The University of Chicago has been one of the most influential centers of economic research in the world since the mid-twentieth century, producing a distinctive intellectual tradition that has shaped both academic economics and real-world policy across multiple decades. The Chicago School is not a single unified doctrine but a cluster of methodological commitments and substantive positions: rigorous use of price theory, emphasis on empirical testing of economic hypotheses, strong presumption in favor of markets over government intervention, and skepticism of Keynesian demand management.

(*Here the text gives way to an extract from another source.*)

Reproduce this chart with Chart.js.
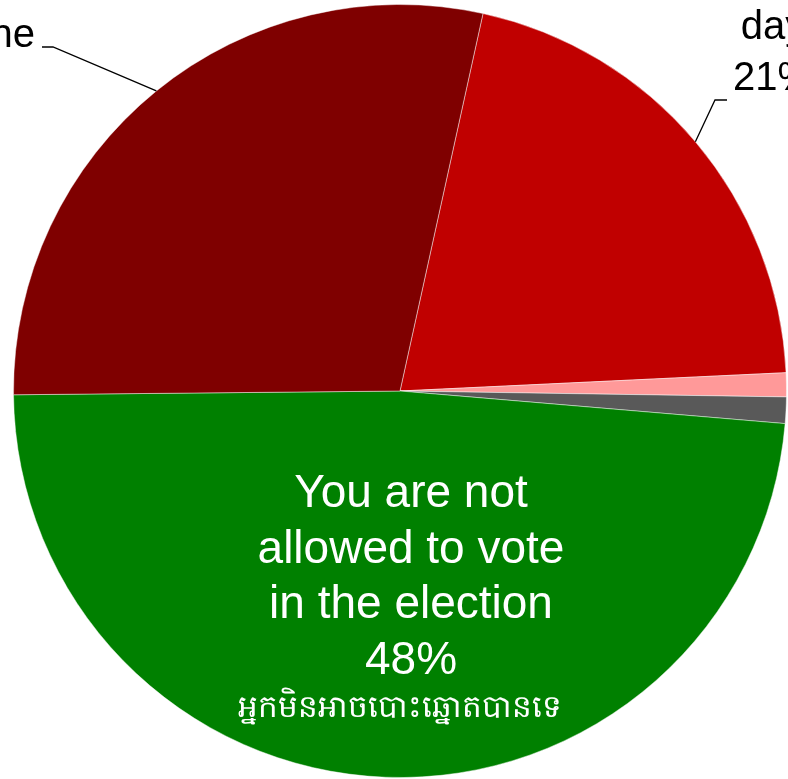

Milton Friedman is the figure most commonly associated with the Chicago School in its modern form. Friedman's A Monetary History of the United States (1963), co-authored with Anna Schwartz, argued that the Great Depression was caused not by market failure but by a catastrophic contraction of the money supply by the Federal Reserve. This reframing shifted the intellectual debate significantly: the Depression, previously cited as the definitive proof of market capitalism's instability, was recast as a failure of monetary policy that a better-managed central bank could have prevented. This analysis formed the foundation of monetarism.
George Stigler developed regulatory capture theory — the argument that government regulatory agencies tend over time to be captured by the industries they regulate, serving producer interests rather than the public interest. This insight became foundational for the law-and-economics movement and for the deregulatory wave of the 1980s.
Eugene Fama, perhaps the Chicago School's most important figure for financial markets, developed the Efficient Market Hypothesis — the theory that financial markets rapidly incorporate all available information into prices, making it impossible to consistently generate above-market returns through fundamental or technical analysis. This hypothesis underpins the entire index fund industry and has fundamentally shaped how institutional investors think about active management.
For equity market participants, the Chicago School's intellectual legacy is pervasive. The efficient market framework dominates academic finance. Monetarist principles shape Federal Reserve policy debates. The law-and-economics tradition influences how courts and regulators treat corporate governance, antitrust, and financial regulation. Understanding the Chicago School is essential for interpreting the intellectual foundations of debates over active versus passive investing, the role of central banks, and the appropriate scope of securities regulation.